As a high school freshman at the United Nations International School, I wanted to rebel. I hung out with the neighborhood kids after school and smoked cigarettes. Somehow I thought that by being with them I would learn how to fight and learn how to be tough.
I thought I was so bad when I bought tan chinos with brown piping down the legs and got white Converse sneakers with the laces specially tied. I snapped out of it when I heard that some of these kids crashed our school dance and got kicked out because one of them had a gun.
Our family was always very verbal (Italian and Greek backgrounds), and my brothers never seemed to wrestle that much, so I never did learn to fight. Now whenever my husband play-fights with me I can never get away. He tells me I should lift more weights and "get tough."
Well, I finally took his advice. One day in August, my niece asked me to come take a kickboxing class with her. Sure, why not?
It was harder than any aerobics class I ever took and made me sweat more than running three miles. But the best thing about it was that when I came home that night I could demonstrate my moves on my husband. Pretty good, he said, keep it up.

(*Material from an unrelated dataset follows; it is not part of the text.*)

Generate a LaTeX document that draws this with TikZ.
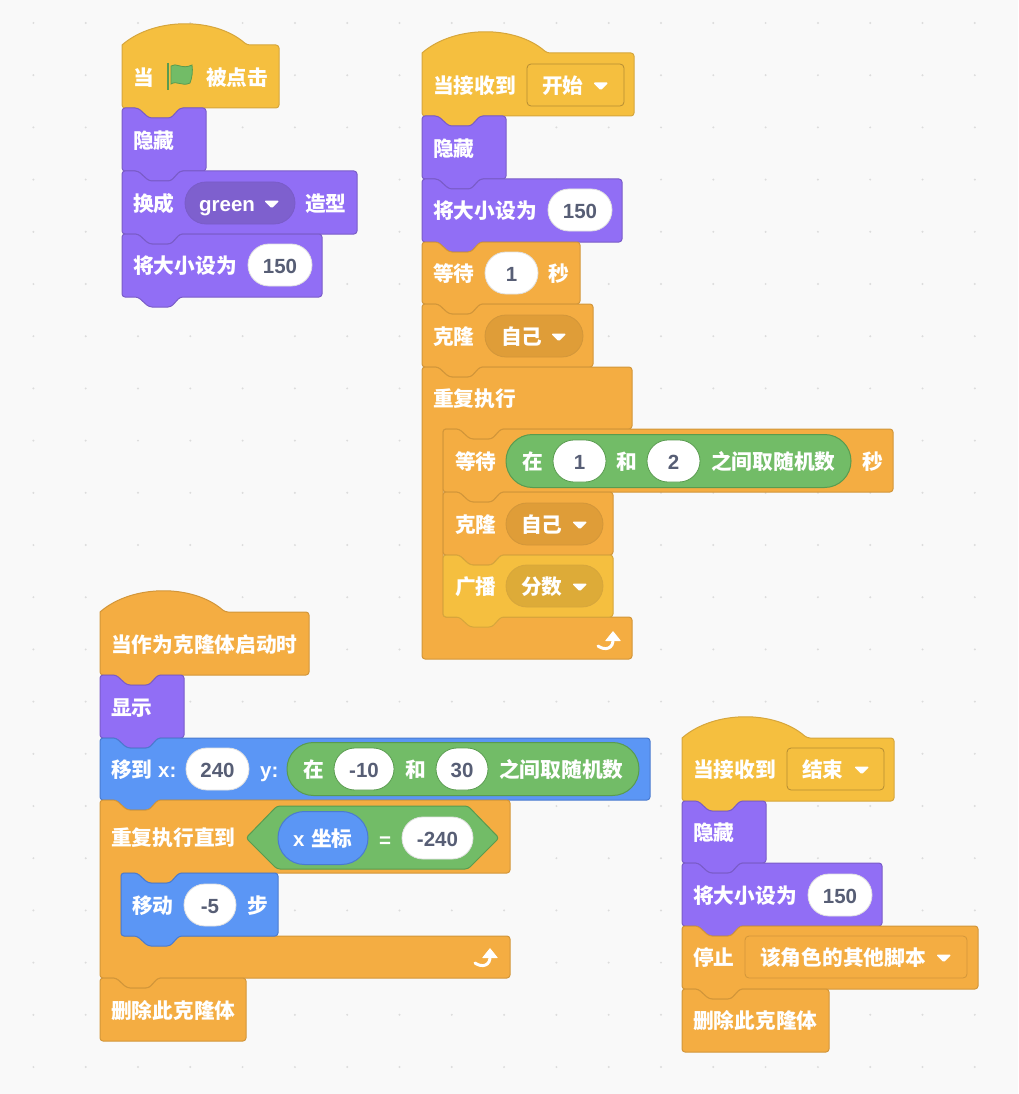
\documentclass[tikz,border=0pt]{standalone}
\usepackage{fontspec}
\setmainfont{Liberation Sans}
\newfontfamily\cjkfont{Noto Sans CJK SC}
\definecolor{pagebg}{HTML}{F9F9F9}
\definecolor{griddot}{HTML}{DCDCDC}
\definecolor{eventsfill}{HTML}{F5BF3F}
\definecolor{eventsline}{HTML}{D6A63C}
\definecolor{eventsdark}{HTML}{DDAB38}
\definecolor{controlfill}{HTML}{F4AD42}
\definecolor{controlline}{HTML}{D2963A}
\definecolor{controldark}{HTML}{DF9D38}
\definecolor{looksfill}{HTML}{916EF5}
\definecolor{looksline}{HTML}{7A5CC8}
\definecolor{looksdark}{HTML}{7E60CE}
\definecolor{motionfill}{HTML}{5B96F5}
\definecolor{motionline}{HTML}{4A7BD0}
\definecolor{opfill}{HTML}{72BC67}
\definecolor{opline}{HTML}{599B4F}
\definecolor{numtext}{HTML}{575E75}
\tikzset{
  anyblock/.style={line width=1pt,rounded corners=3pt,line join=round},
  eventsblock/.style={anyblock,fill=eventsfill,draw=eventsline},
  controlblock/.style={anyblock,fill=controlfill,draw=controlline},
  looksblock/.style={anyblock,fill=looksfill,draw=looksline},
  motionblock/.style={anyblock,fill=motionfill,draw=motionline},
  opblock/.style={anyblock,fill=opfill,draw=opline},
  lbl/.style={anchor=west,inner sep=0pt,text=white,text height=16.5pt,text depth=0pt,font=\cjkfont\bfseries\fontsize{20.7}{24}\selectfont},
  latinlbl/.style={lbl,font=\bfseries\fontsize{20.5}{24}\selectfont},
  numpill/.style={rectangle,rounded corners=20.9pt,fill=white,draw=black!12,line width=.8pt,inner sep=0pt,minimum height=42pt,text=numtext,text height=16pt,text depth=0pt,font=\bfseries\fontsize{20.5}{24}\selectfont},
  oppill/.style={numpill,draw=opline},
  menupill/.style={rectangle,rounded corners=20.9pt,line width=.8pt,inner sep=0pt,minimum height=42pt},
  menubox/.style={rectangle,rounded corners=4pt,line width=.8pt,inner sep=0pt,minimum height=42pt,fill=eventsfill,draw=eventsline!85!black},
  reporter/.style={rectangle,rounded corners=26.4pt,fill=opfill,draw=opline,line width=1pt,inner sep=0pt,minimum height=53pt}
}
\newcommand{\notchedge}[2]{-- (#1+16,#2) -- (#1+27,#2+10) -- (#1+49,#2+10) -- (#1+58,#2)}
\newcommand{\tabedge}[2]{-- (#1+58,#2) -- (#1+49,#2+10) -- (#1+27,#2+10) -- (#1+16,#2)}
\newcommand{\stackblock}[5]{\draw[#5] (#1+8,#2) \notchedge{#1}{#2} -- (#3,#2) -- (#3,#4) \tabedge{#1}{#4} -- (#1,#4) -- (#1,#2) -- cycle;}
\newcommand{\capblock}[5]{\draw[#5] (#1+8,#2) \notchedge{#1}{#2} -- (#3,#2) -- (#3,#4) -- (#1,#4) -- (#1,#2) -- cycle;}
\newcommand{\hatblock}[5]{\draw[#5] (#1,#2) .. controls (#1+32,#2-28) and (#1+93,#2-28) .. (#1+125,#2) [rounded corners=3pt] -- (#3,#2) -- (#3,#4) \tabedge{#1}{#4} -- (#1,#4) [rounded corners=0pt] -- (#1,#2) -- cycle;}
\newcommand{\loopshape}[7]{\draw[#7] (#1+8,#2) \notchedge{#1}{#2} -- (#3,#2) -- (#3,#4) \tabedge{#1+21}{#4} -- (#1+21,#4) -- (#1+21,#5) -- (#3,#5) -- (#3,#6) -- (#1,#6) -- (#1,#2) -- cycle;}
\newcommand{\looptabshape}[7]{\draw[#7] (#1+8,#2) \notchedge{#1}{#2} -- (#3,#2) -- (#3,#4) \tabedge{#1+21}{#4} -- (#1+21,#4) -- (#1+21,#5) -- (#3,#5) -- (#3,#6) \tabedge{#1}{#6} -- (#1,#6) -- (#1,#2) -- cycle;}
\newcommand{\menucaret}[2]{\fill[white,rounded corners=1.5pt] (#1-1,#2-2.5) -- (#1+14.5,#2-2.5) -- (#1+6.75,#2+5.5) -- cycle;}
\newcommand{\looparrow}[2]{\draw[white,line width=3pt,line cap=round] (#1+1,#2+15) .. controls (#1+8,#2+20) and (#1+17,#2+18) .. (#1+16,#2+7);
  \fill[white,rounded corners=.6pt] (#1+8,#2+10) -- (#1+16,#2) -- (#1+24,#2+10) -- cycle;}
\begin{document}
\begin{tikzpicture}[x=1pt,y=-1pt]
  \useasboundingbox (0,0) rectangle (1018,1094);
  \fill[pagebg] (0,0) rectangle (1018,1094);
  \foreach \i in {0,...,18} \foreach \j in {0,...,20} \fill[griddot] ({33.4+\i*52.3},{23+\j*52.2}) circle (1.1pt);

  \hatblock{122}{45}{279}{108}{eventsblock}
  \node[lbl] (whenA) at (133,77) {当};
  \draw[line width=.8pt,draw=opline,fill=opfill] (171,66) .. controls (176,62) and (182,70) .. (192,65) .. controls (193,71) and (192,78) .. (190,83) .. controls (182,87) and (177,80) .. (171,84) -- cycle;
  \draw[line width=2pt,draw=opline] (168,63) -- (168,90);
  \node[lbl] (clickedA) at (206,77) {被点击};
  \stackblock{122}{108}{206}{171}{looksblock}
  \node[lbl] (hideA) at (133,140) {隐藏};
  \stackblock{122}{171}{357}{234}{looksblock}
  \node[lbl] (switchA) at (133,203) {换成};
  \node[menupill,fill=looksdark,draw=looksline,minimum width=110pt] (costumeA) at (240,203) {};
  \node[latinlbl] (costumeText) at (199,203) {green};
  \menucaret{265}{203}
  \node[lbl] (costumeEnd) at (305,203) {造型};
  \stackblock{122}{234}{322}{297}{looksblock}
  \node[lbl] (sizeA) at (133,265) {将大小设为};
  \node[numpill,minimum width=64pt] (sizeValA) at (280,265) {150};

  \hatblock{422}{53}{634}{116}{eventsblock}
  \node[lbl] (receiveB) at (433,85) {当接收到};
  \node[menubox,minimum width=97pt] (msgB) at (575.5,85) {};
  \node[lbl] (msgTextB) at (542,85) {开始};
  \menucaret{594}{85}
  \stackblock{422}{116}{506}{179}{looksblock}
  \node[lbl] (hideB) at (433,148) {隐藏};
  \stackblock{422}{179}{622}{242}{looksblock}
  \node[lbl] (sizeB) at (433,210) {将大小设为};
  \node[numpill,minimum width=64pt] (sizeValB) at (580,210) {150};
  \stackblock{422}{242}{580}{304}{controlblock}
  \node[lbl] (waitB) at (433,273) {等待};
  \node[numpill,minimum width=53pt] (waitValB) at (511.5,273) {1};
  \node[lbl] (secB) at (548,273) {秒};
  \stackblock{422}{304}{593}{367}{controlblock}
  \node[lbl] (cloneB) at (433,336) {克隆};
  \node[menupill,fill=controldark,draw=controlline,minimum width=98pt] (cloneMenuB) at (534,336) {};
  \node[lbl] (cloneTextB) at (501,336) {自己};
  \menucaret{552}{336}
  \loopshape{422}{367}{632}{429}{617}{659}{controlblock}
  \node[lbl] (foreverB) at (433,398) {重复执行};
  \looparrow{597}{631}
  \stackblock{443}{429}{893}{492}{controlblock}
  \node[lbl] (waitC) at (455,461) {等待};
  \node[reporter,minimum width=345pt] (randC) at (678.5,461) {};
  \node[lbl] (inC) at (522,461) {在};
  \node[oppill,minimum width=53pt] (lowC) at (579.5,461) {1};
  \node[lbl] (andC) at (616,461) {和};
  \node[oppill,minimum width=53pt] (highC) at (673.5,461) {2};
  \node[lbl] (betweenC) at (711,461) {之间取随机数};
  \node[lbl] (secC) at (862,461) {秒};
  \stackblock{443}{492}{613}{555}{controlblock}
  \node[lbl] (cloneC) at (455,524) {克隆};
  \node[menupill,fill=controldark,draw=controlline,minimum width=97pt] (cloneMenuC) at (554.5,524) {};
  \node[lbl] (cloneTextC) at (521,524) {自己};
  \menucaret{573}{524}
  \stackblock{443}{555}{613}{617}{eventsblock}
  \node[lbl] (castC) at (455,586) {广播};
  \node[menupill,fill=eventsdark,draw=eventsline,minimum width=97pt] (castMenuC) at (554.5,586) {};
  \node[lbl] (castTextC) at (521,586) {分数};
  \menucaret{573}{586}

  \hatblock{100}{612}{309}{675}{controlblock}
  \node[lbl] (startD) at (111,644) {当作为克隆体启动时};
  \stackblock{100}{675}{184}{738}{looksblock}
  \node[lbl] (showD) at (111,707) {显示};
  \stackblock{100}{738}{650}{800}{motionblock}
  \node[lbl] (gotoD) at (111,769) {移到};
  \node[latinlbl] (xD) at (158,769) {x:};
  \node[numpill,minimum width=63pt] (xValD) at (217.5,769) {240};
  \node[latinlbl] (yD) at (260,769) {y:};
  \node[reporter,minimum width=352pt] (randD) at (463,769) {};
  \node[lbl] (inD) at (303,769) {在};
  \node[oppill,minimum width=60pt] (lowD) at (364,769) {-10};
  \node[lbl] (andD) at (405,769) {和};
  \node[oppill,minimum width=52pt] (highD) at (462,769) {30};
  \node[lbl] (betweenD) at (499,769) {之间取随机数};
  \looptabshape{100}{800}{510}{873}{936}{978}{controlblock}
  \node[lbl] (untilD) at (111,837) {重复执行直到};
  \draw[opblock] (246,838) -- (277,806) -- (468,806) -- (499,838) -- (468,869) -- (277,869) -- cycle;
  \node[reporter,fill=motionfill,draw=motionline,minimum width=90pt] (xposD) at (323,838) {};
  \node[latinlbl] (xposVar) at (293,838) {x};
  \node[lbl] (xposText) at (311,838) {坐标};
  \node[latinlbl] (equalsD) at (379,839) {=};
  \node[numpill,minimum width=71pt] (limitD) at (437.5,838) {-240};
  \looparrow{474}{948}
  \stackblock{121}{873}{278}{936}{motionblock}
  \node[lbl] (moveD) at (132,905) {移动};
  \node[numpill,minimum width=52pt] (moveValD) at (210,905) {-5};
  \node[lbl] (stepsD) at (247,905) {步};
  \capblock{100}{978}{246}{1041}{controlblock}
  \node[lbl] (deleteD) at (111,1010) {删除此克隆体};

  \hatblock{682}{738}{894}{801}{eventsblock}
  \node[lbl] (receiveE) at (693,769) {当接收到};
  \node[menubox,minimum width=97pt] (msgE) at (835.5,769) {};
  \node[lbl] (msgTextE) at (802,769) {结束};
  \menucaret{855}{769}
  \stackblock{682}{801}{766}{863}{looksblock}
  \node[lbl] (hideE) at (693,832) {隐藏};
  \stackblock{682}{863}{882}{926}{looksblock}
  \node[lbl] (sizeE) at (693,895) {将大小设为};
  \node[numpill,minimum width=64pt] (sizeValE) at (840,895) {150};
  \stackblock{682}{926}{978}{989}{controlblock}
  \node[lbl] (stopE) at (693,957) {停止};
  \node[menubox,fill=controlfill,draw=controlline,minimum width=222pt] (stopMenuE) at (856,957) {};
  \node[lbl] (stopTextE) at (760,957) {该角色的其他脚本};
  \menucaret{937}{957}
  \capblock{682}{989}{829}{1052}{controlblock}
  \node[lbl] (deleteE) at (693,1020) {删除此克隆体};
\end{tikzpicture}
\end{document}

This past week I took it two more times (I think I'm becoming addicted). There are no weights involved, but my lats, deltoids, and triceps were very sore from it. I came home showing my uppercuts and roundhouses, and this time when my husband came up behind me I threw him a mule kick.
He screamed at me, "If you blow my knee out I won't be able to work."
All I could think was, Yes! I'm finally learning how to fight!
Maude Muto-Cangiolosi is The Star's classified ads manager. Her kickboxing teacher is Mark Tuthill.